Se volvió hacia Vianello, le dijo adónde iba y le pidió que se quedara para hablar con los trabajadores y, a poder ser, con De Cal. ¿Tenía enemigos Tassini? ¿Quién más podía haber venido a la fábrica por la noche? ¿Era Tassini tan torpe como decía Grassi?
Brunetti se despidió de Vianello diciendo que ya hablarían en la
questura,
salió a la
riva
y se dirigió hacia la lancha de la policía. Foa estaba en la cabina. Había abierto una de las puertas de madera del armario de control y estaba enrollando cinta aislante en un cable. Al oír los pasos de Brunetti en la cubierta, el piloto levantó la mirada, saludó con la cabeza, introdujo el cable en su lugar y cerró el armario. A continuación, puso en marcha el motor.
—Vamos a la parada de Arsenale —dijo Brunetti.
Empezó a bajar a la cabina, pero, cuando la lancha salió al canal y sintió en la cara el aire de la mañana, decidió quedarse en cubierta. Trataba de mantener la mente en blanco, pero tenía la sensación de que, primero, la brisa y, luego, cuando la lancha aceleró, el viento que le sacudía la ropa se llevaban todo lo que aún pudiera estar adherido a ella.
—¿Tenemos prisa, comisario? —preguntó Foa cuando se acercaban a Fondamenta Nuove.
Brunetti deseaba que la travesía durase lo más posible; quería no tener que dar aquella noticia. Pero respondió:
—Sí.
—Entonces preguntaré si podemos cruzar por el Arsenale —dijo Foa, sacando su
telefonino.
Buscó un número programado y habló apenas un momento. Guardó el aparato en el bolsillo, hizo un viraje cerrado hacia la izquierda, luego describió un arco hacia la derecha, pasó bajo el puente peatonal y cruzó el Arsenale en línea recta.

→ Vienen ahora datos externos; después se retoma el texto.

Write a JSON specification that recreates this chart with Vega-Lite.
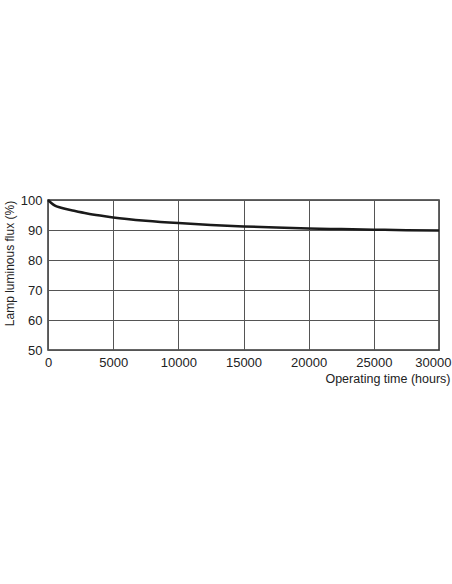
{
  "$schema": "https://vega.github.io/schema/vega-lite/v6.json",
  "width": 391,
  "height": 150,
  "autosize": "none",
  "padding": {"left": 48, "top": 200, "right": 13, "bottom": 234},
  "background": "white",
  "config": {
    "font": "Liberation Sans",
    "view": {"stroke": "#333", "strokeWidth": 1.5}
  },
  "data": {
    "values": [
      {"hours": 0, "flux": 100},
      {"hours": 250, "flux": 99.0},
      {"hours": 500, "flux": 98.2},
      {"hours": 1000, "flux": 97.4},
      {"hours": 2000, "flux": 96.4},
      {"hours": 3000, "flux": 95.5},
      {"hours": 4000, "flux": 94.8},
      {"hours": 5000, "flux": 94.2},
      {"hours": 7500, "flux": 93.1},
      {"hours": 10000, "flux": 92.3},
      {"hours": 12500, "flux": 91.7},
      {"hours": 15000, "flux": 91.2},
      {"hours": 17500, "flux": 90.8},
      {"hours": 20000, "flux": 90.5},
      {"hours": 22500, "flux": 90.3},
      {"hours": 25000, "flux": 90.1},
      {"hours": 27500, "flux": 89.95},
      {"hours": 30000, "flux": 89.8}
    ]
  },
  "mark": {"type": "line", "color": "#1a1a1a", "strokeWidth": 2.5, "interpolate": "monotone"},
  "encoding": {
    "x": {
      "field": "hours",
      "type": "quantitative",
      "scale": {"domain": [0, 30000], "nice": false},
      "axis": {
        "values": [0, 5000, 10000, 15000, 20000, 25000, 30000],
        "format": "d",
        "title": "Operating time (hours)",
        "titleFont": "Liberation Sans",
        "titleFontSize": 12.5,
        "titleFontWeight": "normal",
        "titleColor": "#222",
        "titleAnchor": "end",
        "titleAlign": "right",
        "titleX": 402,
        "titleY": 28,
        "titleBaseline": "middle",
        "labelFontSize": 13,
        "labelColor": "#222",
        "labelPadding": 6,
        "labelAlign": {"condition": {"test": "datum.value === 30000", "value": "right"}, "value": "center"},
        "labelOffset": {"condition": {"test": "datum.value === 30000", "value": 12}, "value": 0},
        "tickSize": 0,
        "domain": false,
        "gridColor": "#555",
        "gridWidth": 1,
        "gridOpacity": 1,
        "labelFlush": false,
        "labelBound": false
      }
    },
    "y": {
      "field": "flux",
      "type": "quantitative",
      "scale": {"domain": [50, 100], "nice": false},
      "axis": {
        "values": [50, 60, 70, 80, 90, 100],
        "title": "Lamp luminous flux (%)",
        "titleFont": "Liberation Sans",
        "titleFontSize": 12,
        "titleFontWeight": "normal",
        "titleColor": "#222",
        "titleAnchor": "start",
        "titleX": -39,
        "titleY": 63,
        "titleAlign": "center",
        "titleBaseline": "middle",
        "labelFontSize": 13,
        "labelColor": "#222",
        "labelPadding": 6,
        "tickSize": 0,
        "domain": false,
        "gridColor": "#555",
        "gridWidth": 1,
        "gridOpacity": 1
      }
    }
  }
}
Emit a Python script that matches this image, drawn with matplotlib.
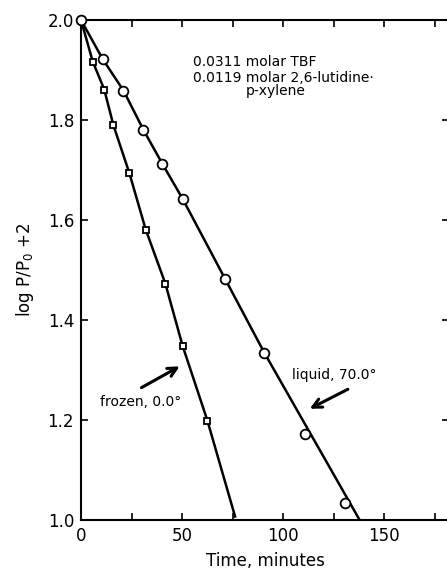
import matplotlib
matplotlib.use('Agg')
import matplotlib.pyplot as plt

# liquid, 70.0 deg (circles)
liquid_t = [0, 10.7, 21.0, 30.9, 40.3, 50.3, 71.3, 90.6, 111.0, 130.4]
liquid_y = [2.0, 1.922, 1.859, 1.780, 1.712, 1.642, 1.482, 1.335, 1.173, 1.035]
liquid_line_t = [0, 10.7, 21.0, 30.9, 40.3, 50.3, 71.3, 90.6, 137.8]
liquid_line_y = [2.0, 1.922, 1.859, 1.780, 1.712, 1.642, 1.482, 1.335, 1.0]

# frozen, 0.0 deg (squares)
frozen_t = [0, 5.8, 11.5, 16.0, 23.9, 32.0, 41.7, 50.2, 62.5]
frozen_y = [2.0, 1.917, 1.861, 1.790, 1.694, 1.581, 1.473, 1.349, 1.199]
frozen_line_t = frozen_t + [76.2]
frozen_line_y = frozen_y + [1.007]

fig = plt.figure(figsize=(4.47, 5.76), dpi=100)
ax = fig.add_axes([81 / 447, 56 / 576, 368 / 447, 500 / 576])

ax.plot(liquid_line_t, liquid_line_y, color='black', lw=1.8, zorder=2)
ax.plot(frozen_line_t, frozen_line_y, color='black', lw=1.8, zorder=2)
ax.plot(liquid_t, liquid_y, 'o', ms=7, mfc='white', mec='black', mew=1.3,
        zorder=3, clip_on=False)
ax.plot(frozen_t[1:], frozen_y[1:], 's', ms=5, mfc='white', mec='black', mew=1.3, zorder=3)

ax.set_xlim(0, 182)
ax.set_ylim(1.0, 2.0)
ax.set_xticks([0, 50, 100, 150])
ax.set_xticks([25, 75, 125, 175], minor=True)
ax.set_yticks([1.0, 1.2, 1.4, 1.6, 1.8, 2.0])
ax.set_yticklabels(['1.0', '1.2', '1.4', '1.6', '1.8', '2.0'])
ax.tick_params(which='both', direction='in', top=True, right=True,
               length=5, width=1.2, labelsize=12, pad=5)
for s in ax.spines.values():
    s.set_linewidth(1.5)

ax.set_xlabel('Time, minutes', fontsize=12, labelpad=5)
ax.set_ylabel('log P/P$_0$ +2', fontsize=12, labelpad=8)

ax.text(55.4, 1.915, '0.0311 molar TBF', fontsize=10, va='center')
ax.text(55.4, 1.884, '0.0119 molar 2,6-lutidine·', fontsize=10, va='center')
ax.text(96.3, 1.858, 'p-xylene', fontsize=10, va='center', ha='center')

ax.text(9.4, 1.236, 'frozen, 0.0°', fontsize=10, va='center')
ax.annotate('', xy=(50.0, 1.31), xytext=(28.7, 1.262),
            arrowprops=dict(arrowstyle='->', lw=2.2, color='black',
                            mutation_scale=16))
ax.text(104.5, 1.29, 'liquid, 70.0°', fontsize=10, va='center')
ax.annotate('', xy=(111.9, 1.22), xytext=(133.2, 1.264),
            arrowprops=dict(arrowstyle='->', lw=2.2, color='black',
                            mutation_scale=16))

plt.savefig('out.png', dpi=100)
plt.close()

¿Cuántos años habían transcurrido desde que el número 5 hacía ese recorrido cada diez minutos?, se preguntó Brunetti. En otras circunstancias, hubiera disfrutado con la vista de los astilleros que habían alimentado la grandeza de Venecia, pero en este momento no podía pensar más que en el viento purificador.
Foa entró en uno de los puntos de atraque de los taxis, al lado de la parada de Arsenale, y detuvo la lancha el tiempo suficiente para que Brunetti saltara al muelle. El comisario agitó la mano en señal de agradecimiento, pero no dijo al piloto lo que debía hacer a continuación: Foa podía regresar a la
questura
o irse a pescar. A él le daba igual.
Subió por Via Garibaldi, resistiendo a cada bar que pasaba la tentación de entrar a tomar un café o un simple vaso de agua. Tocó el timbre del piso de Tassini, vio que eran casi las once y volvió a llamar.
—¿Quién…? —oyó que preguntaba lo que le pareció una voz de mujer, que fue ahogada por el crepitar de parásitos del contacto defectuoso—. ¿Giorgio? —dijo la misma voz, terminando la pregunta en una nota aguda de esperanza.
Él volvió a llamar y la puerta se abrió.
Mientras subía la escalera, oyó unos pasos rápidos sobre su cabeza y, al poner el pie en el último tramo, vio en lo alto a una mujer. Era más esbelta que su madre, pero también tenía los ojos verdes. El cabello le llegaba hasta más abajo de los hombros, con abundantes canas que la hacían aparentar más edad de la que tenía. Llevaba una falda marrón, zapatos planos y se ceñía al cuerpo una chaqueta de punto beige, tanto para abrigarse como para protegerse.